We are along the Northwest coast of the island of Öland, Sweden. Located in Borgholm Municipality along the Kalmar Strait, north of the village of Byxelkrok, lies Neptuni Åkrar, Swedish for “Neptune’s Fields,” a vast shingle beach dotted with unusual limestone rock formations and close to a Viking-era burial ground.
The cobble stones of Neptuni Åkrar result from stones left during the last ice age, which eroded down to their present shape by the waves over the centuries, and they are interspersed with fossils from Trilobites and Brachiopods.
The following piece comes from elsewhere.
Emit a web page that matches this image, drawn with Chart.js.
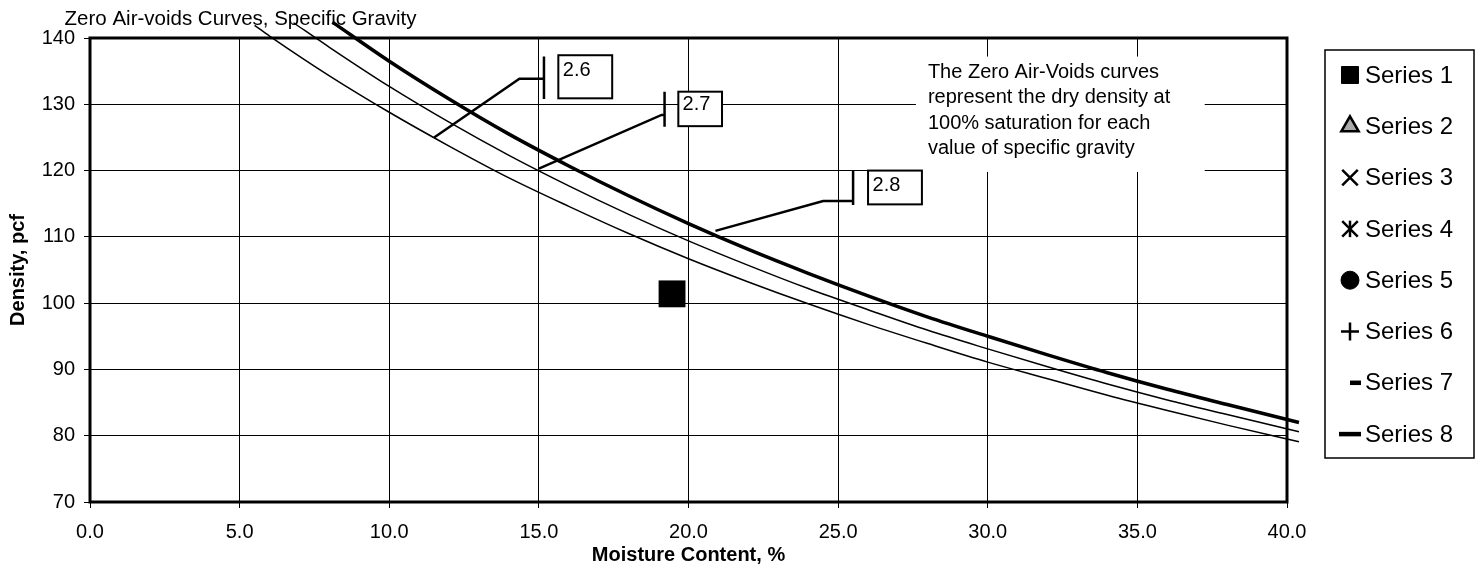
<!DOCTYPE html>
<html>
<head>
<meta charset="utf-8">
<title>Zero Air-Voids Curves</title>
<script src="https://cdn.jsdelivr.net/npm/chart.js@4.4.1/dist/chart.umd.min.js"></script>
<style>
  html, body { margin: 0; padding: 0; background: #fff; }
  canvas { display: block; }
</style>
</head>
<body>
<canvas id="zav" width="1477" height="567"></canvas>
<script>
const FONT = '"Liberation Sans", Arial, sans-serif';

// zero air-voids curves (moisture %, dry density pcf)
const gs26X = [5.5, 6, 8, 10, 12, 14, 16, 18, 20, 22, 24, 26, 28, 30, 32, 34, 36, 38, 40.4];
const gs26Y = [141.9, 140.3, 134.3, 128.8, 123.7, 118.9, 114.6, 110.5, 106.7, 103.2, 99.9, 96.8, 93.9, 91.1, 88.6, 86.1, 83.8, 81.6, 79.1];
const gs27X = [6.8, 8, 10, 12, 14, 16, 18, 20, 22, 24, 26, 28, 30, 32, 34, 36, 38, 40.4];
const gs27Y = [142.3, 138.6, 132.7, 127.3, 122.3, 117.7, 113.4, 109.4, 105.7, 102.2, 99.0, 95.9, 93.1, 90.4, 87.8, 85.4, 83.2, 80.6];
const gs28X = [8.1, 10, 12, 14, 16, 18, 20, 22, 24, 26, 28, 30, 32, 34, 36, 38, 40.4];
const gs28Y = [142.4, 136.5, 130.8, 125.5, 120.7, 116.2, 112.0, 108.1, 104.5, 101.1, 97.9, 95.0, 92.2, 89.5, 87.0, 84.7, 82.0];

// the one measured point (Series 1); Series 2-8 are empty
const series1X = [19.45];
const series1Y = [101.4];
const seriesNames = ['Series 1', 'Series 2', 'Series 3', 'Series 4', 'Series 5', 'Series 6', 'Series 7', 'Series 8'];
const gsLabels = ['2.6', '2.7', '2.8'];

const xTickValues = [0, 5, 10, 15, 20, 25, 30, 35, 40];
const yTickValues = [70, 80, 90, 100, 110, 120, 130, 140];

const titleText = 'Zero Air-voids Curves, Specific Gravity';
const noteLines = [
    'The Zero Air-Voids curves',
    'represent the dry density at',
    '100% saturation for each',
    'value of specific gravity'
];

function points(xs, ys) {
    return xs.map((x, i) => ({x: x, y: ys[i]}));
}

// legend markers for the eight series
const markers = [
    {pointStyle: 'rect', radius: 12, fill: '#000', border: 1},
    {pointStyle: 'triangle', radius: 10, fill: '#aaa', border: 2.5},
    {pointStyle: 'crossRot', radius: 11, fill: '#000', border: 2.5},
    {pointStyle: 'crossRot', radius: 11, fill: '#000', border: 2.5, vertical: true},
    {pointStyle: 'circle', radius: 9, fill: '#000', border: 1},
    {pointStyle: 'cross', radius: 9, fill: '#000', border: 2.5},
    {pointStyle: 'dash', radius: 11, fill: '#000', border: 4.5},
    {pointStyle: 'line', radius: 11, fill: '#000', border: 4.5}
];

const seriesSets = seriesNames.map((name, i) => ({
    label: name,
    data: i === 0 ? points(series1X, series1Y) : [],
    pointStyle: i === 0 ? 'rect' : markers[i].pointStyle,
    pointRadius: 19,
    backgroundColor: '#000',
    borderColor: '#000',
    borderWidth: 0,
    inLegend: true,
    marker: markers[i]
}));

function curve(label, xs, ys, width) {
    return {
        label: label,
        data: points(xs, ys),
        showLine: true,
        borderColor: '#000',
        borderWidth: width,
        pointRadius: 0,
        cubicInterpolationMode: 'monotone',
        clip: false
    };
}

// annotation layout, in data units
const leaders = [
    {start: [11.5, 125.0], corner: [14.35, 133.85], tickX: 15.17, tickY: [137.2, 130.8], box: [15.65, 137.4, 17.45, 130.9], textAt: [15.8, 135.1]},
    {start: [15.0, 120.3], corner: [19.1, 128.4], tickX: 19.2, tickY: [131.9, 126.6], box: [19.66, 131.9, 21.12, 126.7], textAt: [19.8, 129.9]},
    {start: [20.9, 110.9], corner: [24.5, 115.4], tickX: 25.5, tickY: [120.1, 114.8], box: [26.0, 120.0, 27.8, 114.9], textAt: [26.15, 117.7]}
];

const annotations = {
    id: 'annotations',
    beforeDatasetsDraw(chart) {
        const {ctx, chartArea} = chart;
        const xs = chart.scales.x, ys = chart.scales.y;
        const px = v => xs.getPixelForValue(v);
        const py = v => ys.getPixelForValue(v);

        ctx.save();
        // note text on white
        ctx.fillStyle = '#fff';
        ctx.fillRect(px(27.6), py(137.2), px(37.25) - px(27.6), py(119.8) - py(137.2));
        ctx.fillStyle = '#000';
        ctx.font = '20px ' + FONT;
        ctx.textBaseline = 'middle';
        const noteY = [134.8, 131.05, 127.15, 123.4];
        noteLines.forEach((t, i) => ctx.fillText(t, px(28.0), py(noteY[i])));

        // specific gravity labels with leader lines
        leaders.forEach((l, i) => {
            const [x1, y1, x2, y2] = l.box;
            ctx.fillStyle = '#fff';
            ctx.fillRect(px(x1), py(y1), px(x2) - px(x1), py(y2) - py(y1));
            ctx.strokeStyle = '#000';
            ctx.lineWidth = 2;
            ctx.strokeRect(px(x1), py(y1), px(x2) - px(x1), py(y2) - py(y1));
            ctx.fillStyle = '#000';
            ctx.fillText(gsLabels[i], px(l.textAt[0]), py(l.textAt[1]));

            ctx.lineWidth = 2.5;
            ctx.beginPath();
            ctx.moveTo(px(l.start[0]), py(l.start[1]));
            ctx.lineTo(px(l.corner[0]), py(l.corner[1]));
            ctx.lineTo(px(l.tickX), py(l.corner[1]));
            ctx.moveTo(px(l.tickX), py(l.tickY[0]));
            ctx.lineTo(px(l.tickX), py(l.tickY[1]));
            ctx.stroke();
        });

        // heavy plot frame
        ctx.lineWidth = 3;
        ctx.strokeStyle = '#000';
        ctx.strokeRect(chartArea.left, chartArea.top, chartArea.right - chartArea.left, chartArea.bottom - chartArea.top);

        // title above the plot
        ctx.font = '20.5px ' + FONT;
        ctx.fillText(titleText, px(-0.85), py(142.8));
        ctx.restore();
    },
    afterDraw(chart) {
        const {ctx, chartArea} = chart;
        const left = chartArea.right + 38, top = chartArea.top + 12;
        ctx.save();
        ctx.lineWidth = 1.5;
        ctx.strokeStyle = '#000';
        ctx.strokeRect(left, top, 149, 408);
        ctx.font = '24px ' + FONT;
        ctx.textBaseline = 'middle';
        chart.data.datasets.filter(d => d.inLegend).forEach((d, i) => {
            const cy = top + 25 + i * 51.3;
            const cx = left + 25;
            const m = d.marker;
            ctx.fillStyle = m.fill;
            ctx.strokeStyle = '#000';
            ctx.lineWidth = m.border;
            Chart.helpers.drawPoint(ctx, {pointStyle: m.pointStyle, radius: m.radius, rotation: 0, borderWidth: m.border}, cx, cy);
            if (m.vertical) {
                ctx.beginPath();
                ctx.moveTo(cx, cy - m.radius * 0.75);
                ctx.lineTo(cx, cy + m.radius * 0.75);
                ctx.stroke();
            }
            ctx.fillStyle = '#000';
            ctx.fillText(d.label, left + 40, cy + 1);
        });
        ctx.restore();
    }
};

new Chart(document.getElementById('zav'), {
    type: 'scatter',
    data: {
        datasets: seriesSets.concat([
            curve('Gs 2.6', gs26X, gs26Y, 1.5),
            curve('Gs 2.7', gs27X, gs27Y, 1.5),
            curve('Gs 2.8', gs28X, gs28Y, 3.5)
        ])
    },
    options: {
        responsive: false,
        animation: false,
        events: [],
        layout: {
            padding: {top: 38, right: 190, bottom: 0, left: 0}
        },
        plugins: {
            legend: {display: false},
            tooltip: {enabled: false}
        },
        scales: {
            x: {
                type: 'linear',
                min: 0,
                max: 40,
                afterBuildTicks: s => { s.ticks = xTickValues.map(v => ({value: v})); },
                afterFit: s => { s.height = 65; },
                ticks: {
                    color: '#000',
                    padding: 12,
                    maxRotation: 0,
                    font: {family: FONT, size: 20},
                    callback: v => Number(v).toFixed(1)
                },
                grid: {color: '#000', lineWidth: 1, tickLength: 6},
                border: {display: false},
                title: {
                    display: true,
                    text: 'Moisture Content, %',
                    color: '#000',
                    padding: {top: 0, bottom: 0},
                    font: {family: FONT, size: 20, weight: 'bold'}
                }
            },
            y: {
                type: 'linear',
                min: 70,
                max: 140,
                afterBuildTicks: s => { s.ticks = yTickValues.map(v => ({value: v})); },
                afterFit: s => { s.width = 90; },
                ticks: {
                    color: '#000',
                    padding: 9,
                    font: {family: FONT, size: 20}
                },
                grid: {color: '#000', lineWidth: 1, tickLength: 6},
                border: {display: false},
                title: {
                    display: true,
                    text: 'Density, pcf',
                    color: '#000',
                    padding: {top: 6, bottom: 0},
                    font: {family: FONT, size: 20, weight: 'bold'}
                }
            }
        }
    },
    plugins: [annotations]
});
</script>
</body>
</html>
During summer, the otherwise barren and colorless coast transforms into a sea of brilliant blue, while the Echium vulgare (viper’s bugloss, or blueweed), flowers bloom in June and July, coloring the entire area blue.
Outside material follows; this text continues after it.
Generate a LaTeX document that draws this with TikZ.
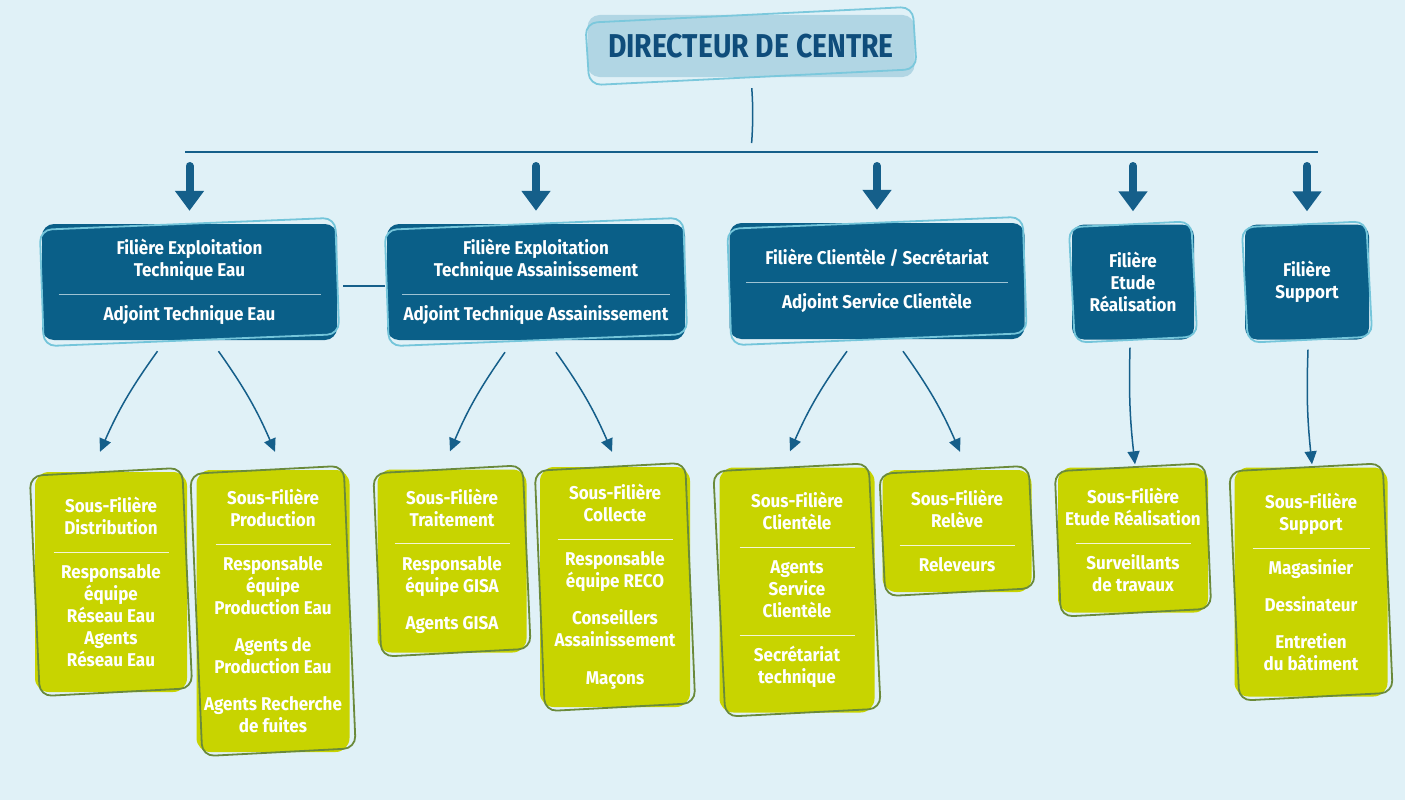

The area was named by the Swedish botanist Carl Linnaeus in honor of Neptune, the Roman god of the sea, who visited the place on his 1741 journey to the island.
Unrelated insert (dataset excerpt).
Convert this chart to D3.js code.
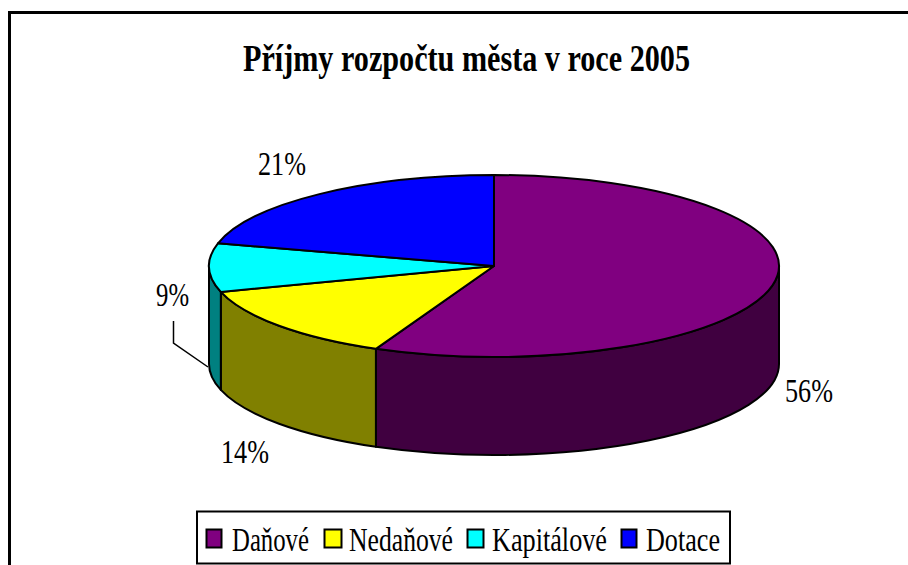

Today the beautiful landscape is a nature reserve featuring several ancient monuments, most notably, the sprawling grave field on the southern border of the reserve, that measures 150 by 30 m and contains 32 small stone circles, nine cists, twelve round cairns, and one in the shape of a three pointed star (treudd).
This ancient burial ground contains also a Bronze Age ship-shaped burial mound called the Forgalla Skepp (Forgalla Ship).
A bit further south, just a kilometer north of Byxelkrok, is Höga Flisa (the Tall Shard), a 1.70 m high limestone.
Author’s notes: Öland can be reached by driving 4 hours south of Stockholm to Oskarshamn and taking a boat across the Kalmar Strait.